Announced: 2025.09.09 | Available: ~2025.09.19

The iPhone bumper is back. Originally introduced with the iPhone 4, the bumper is a minimalist case that wraps around the edges of the phone while leaving the front and back fully exposed. It’s a great idea for a device like the iPhone Air, where you really want to show off just how thin the hardware is.

Unfortunately, the bumper itself is noticeably thicker than the phone. Once it’s wrapped around the device, you lose some of the sense of just how thin the iPhone Air actually is, which kinda undercuts the very reason you’d want a case like this in the first place.


F-Tier

Apple Watch Series 11

Announced: 2025.09.09 | Available: 2025.09.19

5G support on the cellular models. That’s it.

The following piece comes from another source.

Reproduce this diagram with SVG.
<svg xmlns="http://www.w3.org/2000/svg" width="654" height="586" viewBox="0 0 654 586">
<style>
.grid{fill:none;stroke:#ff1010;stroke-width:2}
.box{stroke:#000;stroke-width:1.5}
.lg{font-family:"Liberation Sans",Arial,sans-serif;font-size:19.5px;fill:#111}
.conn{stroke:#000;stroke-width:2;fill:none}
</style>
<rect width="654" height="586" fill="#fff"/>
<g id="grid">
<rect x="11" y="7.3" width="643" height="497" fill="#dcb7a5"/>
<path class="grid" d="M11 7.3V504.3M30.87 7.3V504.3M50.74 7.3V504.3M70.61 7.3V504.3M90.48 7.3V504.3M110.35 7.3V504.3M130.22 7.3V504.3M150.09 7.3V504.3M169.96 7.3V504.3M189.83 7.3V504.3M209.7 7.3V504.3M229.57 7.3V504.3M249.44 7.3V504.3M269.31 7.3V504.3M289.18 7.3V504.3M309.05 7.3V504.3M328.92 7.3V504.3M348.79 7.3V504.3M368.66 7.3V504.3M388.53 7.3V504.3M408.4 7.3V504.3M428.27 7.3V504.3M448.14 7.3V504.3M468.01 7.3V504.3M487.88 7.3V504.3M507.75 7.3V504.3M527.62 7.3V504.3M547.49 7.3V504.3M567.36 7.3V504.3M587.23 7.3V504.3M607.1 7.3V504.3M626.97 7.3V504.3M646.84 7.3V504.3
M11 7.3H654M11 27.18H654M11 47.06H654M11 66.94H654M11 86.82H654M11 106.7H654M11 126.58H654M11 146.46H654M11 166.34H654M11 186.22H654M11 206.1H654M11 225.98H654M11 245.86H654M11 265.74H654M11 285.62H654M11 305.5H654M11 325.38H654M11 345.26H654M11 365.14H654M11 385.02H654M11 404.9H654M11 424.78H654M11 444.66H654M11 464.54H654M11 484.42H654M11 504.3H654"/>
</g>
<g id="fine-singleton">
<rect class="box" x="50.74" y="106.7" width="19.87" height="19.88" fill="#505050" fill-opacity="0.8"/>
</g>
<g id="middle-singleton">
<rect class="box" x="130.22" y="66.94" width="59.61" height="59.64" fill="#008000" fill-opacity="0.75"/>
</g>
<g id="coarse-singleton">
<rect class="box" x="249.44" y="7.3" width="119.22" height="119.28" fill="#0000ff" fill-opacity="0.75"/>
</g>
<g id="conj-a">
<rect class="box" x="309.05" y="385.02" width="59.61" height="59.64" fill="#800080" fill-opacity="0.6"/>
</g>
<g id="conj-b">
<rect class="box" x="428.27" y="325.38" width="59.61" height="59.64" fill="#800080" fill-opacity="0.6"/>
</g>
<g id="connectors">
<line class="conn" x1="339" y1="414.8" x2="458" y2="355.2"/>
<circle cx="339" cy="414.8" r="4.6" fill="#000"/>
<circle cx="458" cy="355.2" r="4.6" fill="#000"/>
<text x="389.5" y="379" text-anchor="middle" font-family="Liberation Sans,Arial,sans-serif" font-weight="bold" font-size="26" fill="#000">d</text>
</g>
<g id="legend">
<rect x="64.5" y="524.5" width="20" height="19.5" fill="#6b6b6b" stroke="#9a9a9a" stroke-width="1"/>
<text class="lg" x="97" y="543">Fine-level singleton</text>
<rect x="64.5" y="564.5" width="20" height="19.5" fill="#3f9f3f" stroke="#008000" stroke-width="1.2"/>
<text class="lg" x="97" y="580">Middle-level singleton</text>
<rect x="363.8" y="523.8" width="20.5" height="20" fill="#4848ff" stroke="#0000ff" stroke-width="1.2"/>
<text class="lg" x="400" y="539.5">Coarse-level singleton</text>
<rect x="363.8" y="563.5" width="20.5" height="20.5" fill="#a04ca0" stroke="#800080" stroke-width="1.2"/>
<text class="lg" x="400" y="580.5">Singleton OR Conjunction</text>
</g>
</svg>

Apple claims up to 24 hours of battery life, up from 18 hours on the Series 10, but it also describes a different testing process for the series 11 included a night of sleep tracking (which sips battery life).

Save yourself the money. Get a discounted Series 10.

CarPlay Ultra

Announced: 2024.06.10 | Available: 2025.05.15

I never thought I’d see the day this actually launched. Announced at WWDC 24, it went nearly silent until a press release almost a year later revealed that Aston Martin would be the first to adopt it. This is essentially an extension of CarPlay, offering deeper, more Apple-like control over vehicle systems alongside themed dashboard widgets for things like the speedometer and tachometer.

Don’t get me wrong, I love the concept. I love CarPlay, and I would absolutely welcome a future where Apple has a heavier hand in how a car’s interior software and panels are designed. But this lands squarely in F-tier. What shipped is far more modest than many people had hoped, and its current availability is limited to a single automaker whose cars start at three to five times the average annual income in the US.

As an idea, it’s exciting. As a product, at least right now, it’s largely irrelevant.